In March 2023, Targa received approval from the Texas Railroad Commission to build Apex, a 563-mile, 42-inch diameter pipeline with an estimated capacity of 2 Bcf/d. The line would take gas from the Midland Basin to Port Arthur, Texas, near LNG facilities on the Texas and Louisiana border.

Energy Transfer proposed the Warrior Pipeline in 2022. The 260-mile project has an estimated capacity of 1.5 Bcf/d to 2 Bcf/d and would ship gas from the Permian to interconnects on Energy Transfer’s network south of Fort Worth, Texas. ET executives said in February that the pipeline has commitments for 25% of its capacity.

Energy Transfer also just acquired WTG Midstream in a $3.25 billion deal. WTG’s network, which is primarily east of the Midland Basin, would give ET an advantage in developing the pipeline, several analysts said at the time of the acquisition.

The DeLa Express is the newest proposed project for taking Permian natural gas. It’s the longest, at 690 miles. It’s the only proposed pipeline that would cross into another state, with current plans showing a termination at LNG facilities at Lake Charles, Louisiana. It’s also the furthest from any planned construction. Moss Lake Partners, the private firm planning the line, has a target construction start date in 2026.

Waiting to deal

With DeLa Express holding off, the other three projects will be worth keeping an eye on over the next few months, though midstreamer Kinder Morgan may play a wild card.

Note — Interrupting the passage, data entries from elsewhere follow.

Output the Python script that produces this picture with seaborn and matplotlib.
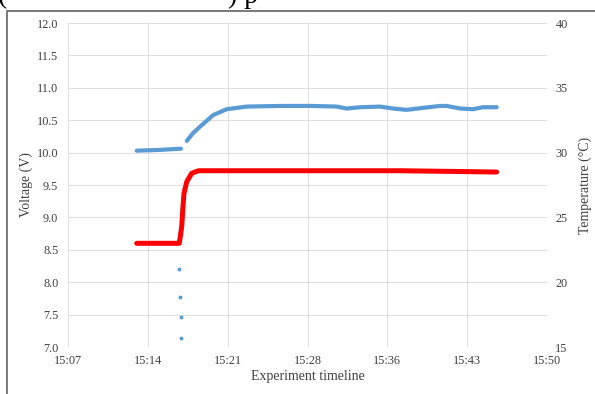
import numpy as np
import pandas as pd
import matplotlib
matplotlib.use("Agg")
import matplotlib.pyplot as plt
from matplotlib.patches import Rectangle
import seaborn as sns

# ---- data (time in minutes after 15:00) ----
volt_pre_t = [13.17, 15.0, 17.14]
volt_pre_v = [10.03, 10.04, 10.06]

volt_drop_t = [17.00, 17.05, 17.10, 17.15]
volt_drop_v = [8.20, 7.77, 7.46, 7.14]

volt_t = [17.66, 18.22, 18.85, 20.04, 21.25, 23.04, 26.03, 28.99, 31.12, 32.02,
          33.21, 35.00, 36.17, 37.40, 38.87, 40.39, 40.99, 42.19, 43.36, 44.25, 45.48]
volt_v = [10.18, 10.30, 10.40, 10.58, 10.67, 10.71, 10.72, 10.72, 10.71, 10.68,
          10.70, 10.71, 10.68, 10.66, 10.69, 10.72, 10.72, 10.68, 10.67, 10.70, 10.70]

temp_t = [13.17, 16.99, 17.21, 17.30, 17.41, 17.66, 18.10, 18.70, 27.83, 36.80, 41.29, 45.48]
temp_c = [23.0, 23.0, 24.3, 25.55, 26.85, 27.75, 28.4, 28.6, 28.6, 28.6, 28.55, 28.5]

x_ticks_min = list(np.linspace(7, 50, 7))
x_tick_labels = ["15:07", "15:14", "15:21", "15:28", "15:36", "15:43", "15:50"]
v_ticks = [7.0, 7.5, 8.0, 8.5, 9.0, 9.5, 10.0, 10.5, 11.0, 11.5, 12.0]
t_ticks = [15, 20, 25, 30, 35, 40]

BLUE = "#5B9BD5"
RED = "#FF0000"
TXT = "#404040"
GRID = "#DDDDDD"

sns.set_theme(style="white")
plt.rcParams["font.family"] = ["Liberation Serif", "DejaVu Serif"]

fig = plt.figure(figsize=(5.95, 3.94), dpi=100)
ax = fig.add_axes([68/595, 1-347/394, (547-68)/595, (347-23)/394])
ax2 = ax.twinx()

df_pre = pd.DataFrame({"t": volt_pre_t, "v": volt_pre_v})
df_drop = pd.DataFrame({"t": volt_drop_t, "v": volt_drop_v})
df_v = pd.DataFrame({"t": volt_t, "v": volt_v})
df_t = pd.DataFrame({"t": temp_t, "c": temp_c})

sns.lineplot(data=df_pre, x="t", y="v", ax=ax, color=BLUE, lw=3.0, sort=False,
             estimator=None, solid_capstyle="round")
sns.lineplot(data=df_v, x="t", y="v", ax=ax, color=BLUE, lw=3.0, sort=False,
             estimator=None, solid_capstyle="round")
sns.scatterplot(data=df_drop, x="t", y="v", ax=ax, color=BLUE, s=8, linewidth=0)
sns.lineplot(data=df_t, x="t", y="c", ax=ax2, color=RED, lw=3.6, sort=False,
             estimator=None, solid_capstyle="round")

ax.set_xlim(7, 50)
ax.set_ylim(7, 12)
ax2.set_ylim(15, 40)
ax.set_xticks(x_ticks_min)
ax.set_xticklabels(x_tick_labels)
ax.set_yticks(v_ticks)
ax.set_yticklabels([f"{v:.1f}" for v in v_ticks])
ax2.set_yticks(t_ticks)
ax2.set_yticklabels([str(t) for t in t_ticks])

ax.grid(True, color=GRID, lw=0.7)
ax2.grid(False)
ax.set_axisbelow(True)
for a in (ax, ax2):
    for s in a.spines.values():
        s.set_visible(False)
    a.tick_params(length=0, labelsize=8.8, labelcolor=TXT)
ax.tick_params(axis="y", pad=7)
ax.tick_params(axis="x", pad=6)
ax2.tick_params(axis="y", pad=6)

ax.set_xlabel("Experiment timeline", fontsize=10, color=TXT, labelpad=2)
ax.set_ylabel("Voltage (V)", fontsize=10, color=TXT, labelpad=3)
ax2.set_ylabel("Temperature (°C)", fontsize=10, color=TXT, labelpad=8)

# document frame and cropped caption text
fig.add_artist(Rectangle((7/595, -0.1), 1.0, 1.1 - 10.7/394, transform=fig.transFigure,
                         fill=False, edgecolor="#6E6E6E", lw=1.3, clip_on=False))
fig.text(-0.004, 1 - 3/394, "(", fontsize=20, color="black", ha="left", va="baseline",
         family=["Liberation Serif"])
fig.text(228/595, 1 - 3/394, ") p", fontsize=20, color="black", ha="left", va="baseline",
         family=["Liberation Serif"])

fig.savefig("out.png", dpi=100)
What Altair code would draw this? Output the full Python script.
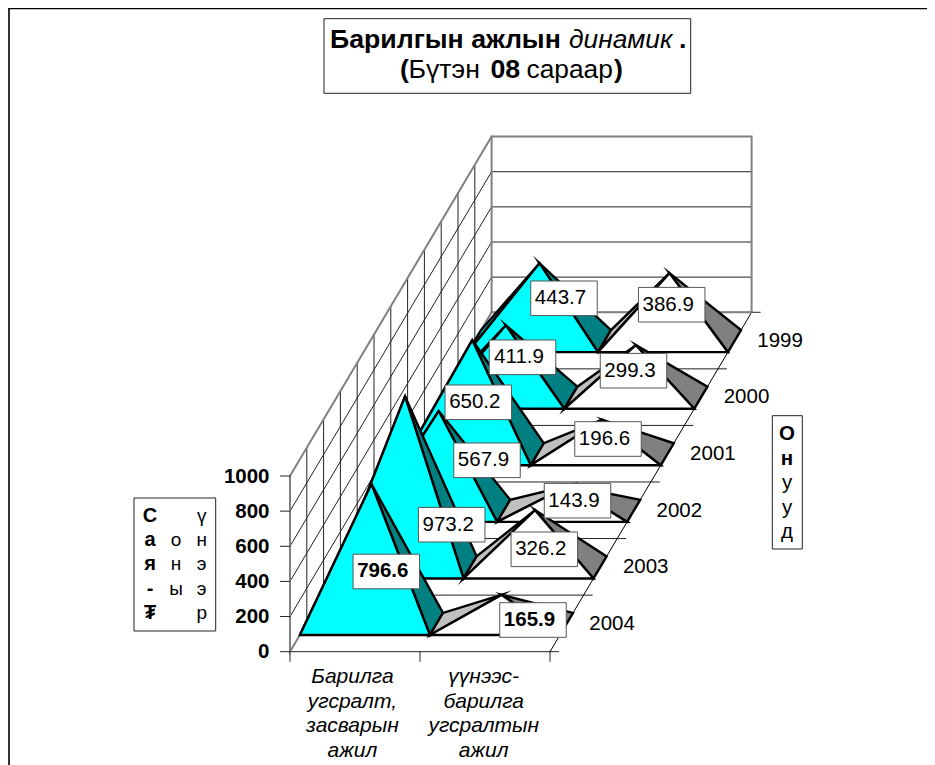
import altair as alt
import pandas as pd

YEARS = [2004, 2003, 2002, 2001, 2000, 1999]
CONSTRUCTION = [796.6, 973.2, 567.9, 650.2, 411.9, 443.7]
PRODUCTION = [165.9, 326.2, 143.9, 196.6, 299.3, 386.9]
BOLD_YEARS = [2004]
Y_TICKS = [0, 200, 400, 600, 800, 1000]
CAT_A = ["Барилга", "угсралт,", "засварын", "ажил"]
CAT_B = ["үүнээс-", "барилга", "угсралтын", "ажил"]

# geometry of the oblique projection
OX, OY = 290.0, 651.7
CAT_W = 130.0
UNIT = 0.1757
DX, DY = 33.6, 56.57
GAP, BASE = 0.295, 0.39
W, H = 919, 757


def proj(cat, depth, value):
    return OX + cat * CAT_W + depth * DX, OY - depth * DY - value * UNIT


line_rows, poly_rows = [], []
nid = [0]


def line(points, color, width):
    nid[0] += 1
    for i, (a, b) in enumerate(points):
        line_rows.append(dict(id=f"l{nid[0]:03d}", i=i, sx=a, sy=b, c=color, w=width))


def poly(points, fill):
    nid[0] += 1
    pts = points + [points[0], points[1]]
    for i, (a, b) in enumerate(pts):
        poly_rows.append(dict(id=f"p{nid[0]:03d}", i=i, sx=a, sy=b, f=fill))


GREY, INK = "#808080", "#222222"
# left wall
for v in Y_TICKS[1:-1]:
    line([proj(0, 0, v), proj(0, 6, v)], INK, 1)
for k in range(1, 12):
    line([proj(0, k / 2, 0), proj(0, k / 2, 1000)], INK, 1)
# back wall
for v in Y_TICKS[1:-1]:
    line([proj(0, 6, v), proj(2, 6, v)], INK, 1)
# floor rows
for k in range(0, 7):
    a = proj(2, k, 0)
    line([proj(0, k, 0), (a[0] + 8.5, a[1])], INK, 1)
line([proj(2, 0, 0), proj(2, 6, 0)], "#000000", 1)
# heavy wall edges
for pts in (
    [proj(0, 0, 1000), proj(0, 0, 0), proj(0, 6, 0), proj(2, 6, 0), proj(2, 6, 1000), proj(0, 6, 1000), proj(0, 0, 1000)],
    [proj(0, 6, 0), proj(0, 6, 1000)],
):
    line(pts, GREY, 2)
# ticks
for v in Y_TICKS:
    a = proj(0, 0, v)
    line([(a[0] - 9.5, a[1]), a], INK, 1)
for c in range(3):
    a = proj(c, 0, 0)
    line([a, (a[0], a[1] + 9.5)], INK, 1)


def pyramid(cat, k, value, front, left, right):
    d0, d1 = k + GAP, k + GAP + BASE
    fl, fr = proj(cat, d0, 0), proj(cat + 1, d0, 0)
    bl, br = proj(cat, d1, 0), proj(cat + 1, d1, 0)
    apex = proj(cat + 0.5, (d0 + d1) / 2, value)
    poly([fl, bl, apex], left)
    poly([fr, br, apex], right)
    poly([fl, fr, apex], front)


for k in reversed(range(6)):
    pyramid(0, k, CONSTRUCTION[k], "#00FFFF", "#00CCCC", "#008080")
    pyramid(1, k, PRODUCTION[k], "#FFFFFF", "#C0C0C0", "#808080")

# frame
line([(9, 8), (9, 765)], "#333333", 2)
line([(8, 8.5), (927, 8.5)], "#000000", 1.5)

# boxes
LABEL_CX = [386.3, 451.7, 487.0, 478.3, 522.5, 564.0]
LABEL_CY = [571.5, 524.7, 460.3, 402.3, 357.3, 298.3]
LABEL_B_CX = [533.0, 544.3, 577.5, 608.0, 633.5, 671.7]
LABEL_B_CY = [620.0, 549.3, 500.7, 439.0, 370.7, 304.7]
BW, BH = 66.5, 34.6

boxes = [
    dict(x=324, x2=690.7, y=18.7, y2=93.3, c="#222222"),
    dict(x=134, x2=215.7, y=498, y2=631, c="#222222"),
    dict(x=772.3, x2=802.3, y=415.7, y2=549, c="#222222"),
]
texts = []


def tx(t, x, y, size=20.5, weight="normal", style="normal", align="center"):
    texts.append(dict(t=t, x=x, y=y, s=size, weight=weight, style=style, align=align))


for k in range(6):
    bold = "bold" if YEARS[k] in BOLD_YEARS else "normal"
    for cx, cy, v in (
        (LABEL_CX[k], LABEL_CY[k], CONSTRUCTION[k]),
        (LABEL_B_CX[k], LABEL_B_CY[k], PRODUCTION[k]),
    ):
        boxes.append(dict(x=cx - BW / 2, x2=cx + BW / 2, y=cy - BH / 2, y2=cy + BH / 2, c="#555555"))
        tx(f"{v:.1f}", cx - 3.5, cy + 5.8, weight=bold)
    a = proj(2, k + 0.5, 0)
    tx(str(YEARS[k]), a[0] + 22.5, a[1] + 6.3, align="left")

for v in Y_TICKS:
    a = proj(0, 0, v)
    tx(str(v), a[0] - 20.5, a[1] + 6.5, weight="bold", align="right")

for lines_, c in ((CAT_A, 0.48), (CAT_B, 1.49)):
    x = proj(c, 0, 0)[0]
    for j, s in enumerate(lines_):
        tx(s, x, 683 + j * 24.5, size=21, style="italic")

# title
TS = 26.3
TB = 26.7
tx("Барилгын ажлын", 330, 48, TB, weight="bold", align="left")
tx("динамик", 569, 48, TS, style="italic", align="left")
tx(".", 679, 48, TB, weight="bold", align="left")
tx("(", 400, 78, TB, weight="bold", align="left")
tx("Бүтэн", 408.5, 78, 26.7, align="left")
tx("08", 490.5, 78, TB, weight="bold", align="left")
tx("сараар", 526.5, 78, TS, align="left")
tx(")", 614, 78, TB, weight="bold", align="left")

# stacked axis titles
ROWS = [521.7, 546, 570, 595, 618.5]
for s, y in zip("Сая-₮", ROWS):
    tx(s, 150, y, 20, weight="bold")
for s, y in zip("оны", ROWS[1:4]):
    tx(s, 176, y, 19)
for s, y in zip("үнээр", ROWS):
    tx(s, 201.7, y, 19)
for s, y, w in zip("Онууд", [439.5, 464.5, 489, 514, 538], ["bold", "bold", "normal", "normal", "normal"]):
    tx(s, 787, y, 20.5, weight=w)

X = alt.X("sx:Q", scale=alt.Scale(domain=[8, 8 + W]), axis=None)
Y = alt.Y("sy:Q", scale=alt.Scale(domain=[8 + H, 8]), axis=None)

lines_df = pd.DataFrame(line_rows)
poly_df = pd.DataFrame(poly_rows)
box_df = pd.DataFrame(boxes).rename(columns={"x": "sx", "y": "sy", "x2": "sx2", "y2": "sy2"})
text_df = pd.DataFrame(texts).rename(columns={"x": "sx", "y": "sy"})

frame = alt.Chart(lines_df).mark_line(strokeCap="square").encode(
    x=X, y=Y, detail="id:N", order="i:Q",
    stroke=alt.Stroke("c:N", scale=None), strokeWidth=alt.StrokeWidth("w:Q", scale=None),
)
pyr = alt.Chart(poly_df).mark_line(stroke="#000000", strokeWidth=2.4, strokeMiterLimit=10).encode(
    x=X, y=Y, detail="id:N", order="i:Q", fill=alt.Fill("f:N", scale=None),
)
rects = alt.Chart(box_df).mark_rect(fill="#FFFFFF", strokeWidth=1).encode(
    x=X, x2="sx2:Q", y=Y, y2="sy2:Q", stroke=alt.Stroke("c:N", scale=None),
)
layers = [frame, pyr, rects]
for (weight, style, align), g in text_df.groupby(["weight", "style", "align"]):
    layers.append(
        alt.Chart(g).mark_text(
            font="Liberation Sans", fontWeight=weight, fontStyle=style, align=align,
            baseline="alphabetic", color="#000000",
        ).encode(x=X, y=Y, text="t:N", size=alt.Size("s:Q", scale=None))
    )

chart = alt.layer(*layers).properties(
    width=W, height=H, padding=0, autosize=alt.AutoSizeParams(type="none"),
).configure_view(stroke=None)
chart.save("out.html", embed_options={"renderer": "svg", "actions": False})
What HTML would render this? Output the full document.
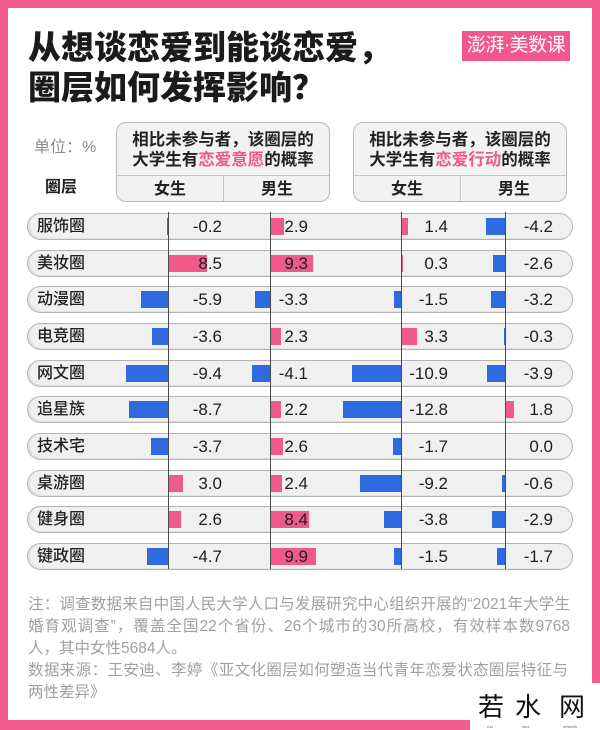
<!DOCTYPE html>
<html><head><meta charset="utf-8">
<style>
*{margin:0;padding:0;box-sizing:border-box}
html,body{width:600px;height:730px;overflow:hidden;background:#f35c8e}
body{position:relative;font-family:"Liberation Sans","Noto Sans CJK SC",sans-serif;color:#1e1e1e}
.card{position:absolute;left:8px;top:8px;width:584px;height:712px;background:#fff}
.patch{position:absolute;left:470px;top:683px;width:130px;height:47px;background:#fff}
.abs{position:absolute}
.title{left:28px;top:28px;font-size:33px;line-height:40px;font-weight:900;color:#1b1b1b;white-space:nowrap;letter-spacing:0px}
.logo{left:462px;top:31px;width:108px;height:30px;background:#f0588b;color:#fff;font-size:19px;line-height:30px;text-align:center;letter-spacing:-0.5px;white-space:nowrap}
.unit{left:34px;top:137px;font-size:16px;line-height:22px;color:#8c8c8c;white-space:nowrap}
.qc{left:45px;top:177px;font-size:16px;line-height:22px;font-weight:700;color:#222;white-space:nowrap}
.hbox{position:absolute;top:122px;width:214px;height:80px;border:1px solid #b9b9b9;border-radius:10px;background:#f2f2f2;overflow:hidden}
.hbox .t{position:absolute;left:0;top:8px;width:100%;text-align:center;font-size:16.5px;line-height:19.5px;font-weight:700;color:#222;white-space:nowrap}
.hbox .t span{color:#f0588b}
.hbox .hl{position:absolute;left:0;top:52px;width:100%;height:1px;background:#c4c4c4}
.hbox .vl{position:absolute;left:106px;top:52px;width:1px;height:28px;background:#c4c4c4}
.hbox .g{position:absolute;top:53px;height:27px;line-height:27px;width:106px;text-align:center;font-size:16px;font-weight:700;color:#222}
.row{position:absolute;left:0;width:600px;height:27px}
.pill{position:absolute;left:27px;top:0;width:546px;height:27px;border:1px solid #b4b4b4;border-radius:14px;background:#f0f0f0;box-shadow:inset 2px -1px 0 #e2e2e2}
.lab{position:absolute;left:37px;top:0;line-height:27px;font-size:16px;font-weight:500;color:#222;white-space:nowrap}
.bar{position:absolute;top:5px;height:17px}
.p{background:#ef5a8b}
.b{background:#2e6be0}
.v{position:absolute;top:0;width:64px;text-align:right;line-height:27px;font-size:17px;color:#1e1e1e;z-index:3}
.c1{left:158px}.c2{left:244px}.c3{left:384px}.c4{left:489px}
.axis{position:absolute;top:212px;width:1px;height:357px;background:#4a4a4a;z-index:2}
.note{position:absolute;left:28px;font-size:15.5px;line-height:22px;color:#a0a0a0;white-space:nowrap}
.j{width:542px;text-align:justify;text-align-last:justify}
.wm{position:absolute;top:692px;font-size:26px;line-height:30px;color:#111;font-weight:400}
.wms{position:absolute;top:724px;font-size:4px;line-height:5px;color:#666}
</style></head><body>
<div class="card"></div>
<div class="patch"></div>

<div class="abs title">从想谈恋爱到能谈恋爱，<br>圈层如何发挥影响？</div>
<div class="abs logo">澎湃·美数课</div>

<div class="abs unit">单位：%</div>
<div class="abs qc">圈层</div>

<div class="hbox" style="left:116px">
  <div class="t">相比未参与者，该圈层的<br>大学生有<span>恋爱意愿</span>的概率</div>
  <div class="hl"></div><div class="vl"></div>
  <div class="g" style="left:0">女生</div><div class="g" style="left:107px">男生</div>
</div>
<div class="hbox" style="left:353px">
  <div class="t">相比未参与者，该圈层的<br>大学生有<span>恋爱行动</span>的概率</div>
  <div class="hl"></div><div class="vl"></div>
  <div class="g" style="left:0">女生</div><div class="g" style="left:107px">男生</div>
</div>

<!-- rows -->
<div class="row" style="top:213px"><div class="pill"></div><div class="lab">服饰圈</div>
<div class="bar b" style="left:167.1px;width:0.9px"></div><div class="bar p" style="left:271px;width:13.05px"></div><div class="bar p" style="left:402px;width:6.3px"></div><div class="bar b" style="left:486.1px;width:18.9px"></div>
<div class="v c1">-0.2</div><div class="v c2">2.9</div><div class="v c3">1.4</div><div class="v c4">-4.2</div></div>

<div class="row" style="top:250px"><div class="pill"></div><div class="lab">美妆圈</div>
<div class="bar p" style="left:169px;width:38.25px"></div><div class="bar p" style="left:271px;width:41.85px"></div><div class="bar p" style="left:402px;width:1.35px"></div><div class="bar b" style="left:493.3px;width:11.7px"></div>
<div class="v c1">8.5</div><div class="v c2">9.3</div><div class="v c3">0.3</div><div class="v c4">-2.6</div></div>

<div class="row" style="top:286px"><div class="pill"></div><div class="lab">动漫圈</div>
<div class="bar b" style="left:141.45px;width:26.55px"></div><div class="bar b" style="left:255.15px;width:14.85px"></div><div class="bar b" style="left:394.25px;width:6.75px"></div><div class="bar b" style="left:490.6px;width:14.4px"></div>
<div class="v c1">-5.9</div><div class="v c2">-3.3</div><div class="v c3">-1.5</div><div class="v c4">-3.2</div></div>

<div class="row" style="top:323px"><div class="pill"></div><div class="lab">电竞圈</div>
<div class="bar b" style="left:151.8px;width:16.2px"></div><div class="bar p" style="left:271px;width:10.35px"></div><div class="bar p" style="left:402px;width:14.85px"></div><div class="bar b" style="left:503.65px;width:1.35px"></div>
<div class="v c1">-3.6</div><div class="v c2">2.3</div><div class="v c3">3.3</div><div class="v c4">-0.3</div></div>

<div class="row" style="top:360px"><div class="pill"></div><div class="lab">网文圈</div>
<div class="bar b" style="left:125.7px;width:42.3px"></div><div class="bar b" style="left:251.55px;width:18.45px"></div><div class="bar b" style="left:351.95px;width:49.05px"></div><div class="bar b" style="left:487.45px;width:17.55px"></div>
<div class="v c1">-9.4</div><div class="v c2">-4.1</div><div class="v c3">-10.9</div><div class="v c4">-3.9</div></div>

<div class="row" style="top:396px"><div class="pill"></div><div class="lab">追星族</div>
<div class="bar b" style="left:128.85px;width:39.15px"></div><div class="bar p" style="left:271px;width:9.9px"></div><div class="bar b" style="left:343.4px;width:57.6px"></div><div class="bar p" style="left:506px;width:8.1px"></div>
<div class="v c1">-8.7</div><div class="v c2">2.2</div><div class="v c3">-12.8</div><div class="v c4">1.8</div></div>

<div class="row" style="top:433px"><div class="pill"></div><div class="lab">技术宅</div>
<div class="bar b" style="left:151.35px;width:16.65px"></div><div class="bar p" style="left:271px;width:11.7px"></div><div class="bar b" style="left:393.35px;width:7.65px"></div>
<div class="v c1">-3.7</div><div class="v c2">2.6</div><div class="v c3">-1.7</div><div class="v c4">0.0</div></div>

<div class="row" style="top:470px"><div class="pill"></div><div class="lab">桌游圈</div>
<div class="bar p" style="left:169px;width:13.5px"></div><div class="bar p" style="left:271px;width:10.8px"></div><div class="bar b" style="left:359.6px;width:41.4px"></div><div class="bar b" style="left:502.3px;width:2.7px"></div>
<div class="v c1">3.0</div><div class="v c2">2.4</div><div class="v c3">-9.2</div><div class="v c4">-0.6</div></div>

<div class="row" style="top:506px"><div class="pill"></div><div class="lab">健身圈</div>
<div class="bar p" style="left:169px;width:11.7px"></div><div class="bar p" style="left:271px;width:37.8px"></div><div class="bar b" style="left:383.9px;width:17.1px"></div><div class="bar b" style="left:491.95px;width:13.05px"></div>
<div class="v c1">2.6</div><div class="v c2">8.4</div><div class="v c3">-3.8</div><div class="v c4">-2.9</div></div>

<div class="row" style="top:543px"><div class="pill"></div><div class="lab">键政圈</div>
<div class="bar b" style="left:146.85px;width:21.15px"></div><div class="bar p" style="left:271px;width:44.55px"></div><div class="bar b" style="left:394.25px;width:6.75px"></div><div class="bar b" style="left:497.35px;width:7.65px"></div>
<div class="v c1">-4.7</div><div class="v c2">9.9</div><div class="v c3">-1.5</div><div class="v c4">-1.7</div></div>

<div class="axis" style="left:168px"></div>
<div class="axis" style="left:270px"></div>
<div class="axis" style="left:401px"></div>
<div class="axis" style="left:505px"></div>

<div class="note j" style="top:594px">注：调查数据来自中国人民大学人口与发展研究中心组织开展的“2021年大学生</div>
<div class="note j" style="top:616px">婚育观调查”，覆盖全国22个省份、26个城市的30所高校，有效样本数9768</div>
<div class="note" style="top:638px">人，其中女性5684人。</div>
<div class="note j" style="top:660px;width:540px">数据来源：王安迪、李婷《亚文化圈层如何塑造当代青年恋爱状态圈层特征与</div>
<div class="note" style="top:682px">两性差异》</div>

<div class="wm" style="left:478px">若</div>
<div class="wm" style="left:515px">水</div>
<div class="wm" style="left:559px">网</div>
<div class="wms" style="left:487px">ruo</div>
<div class="wms" style="left:522px">shui</div>
<div class="wms" style="left:563px">network</div>
</body></html>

The company has proposed a 500 MMcf/d expansion of the Gulf Coast Express, a pipeline that already connects the Midland and Delaware basins to the area surrounding Corpus Christi, Texas. The expansion could happen rapidly, and its implementation could give the other midstream companies a “buffer,” Feit said, of a few months before making a decision with an FID on their larger projects.

Right now, the demand is a bit spread around between the projects,” Feit said.

“Someone just needs to step out in front and become the lead project. Then, more demand will flock to them, and you’ll get an FID.”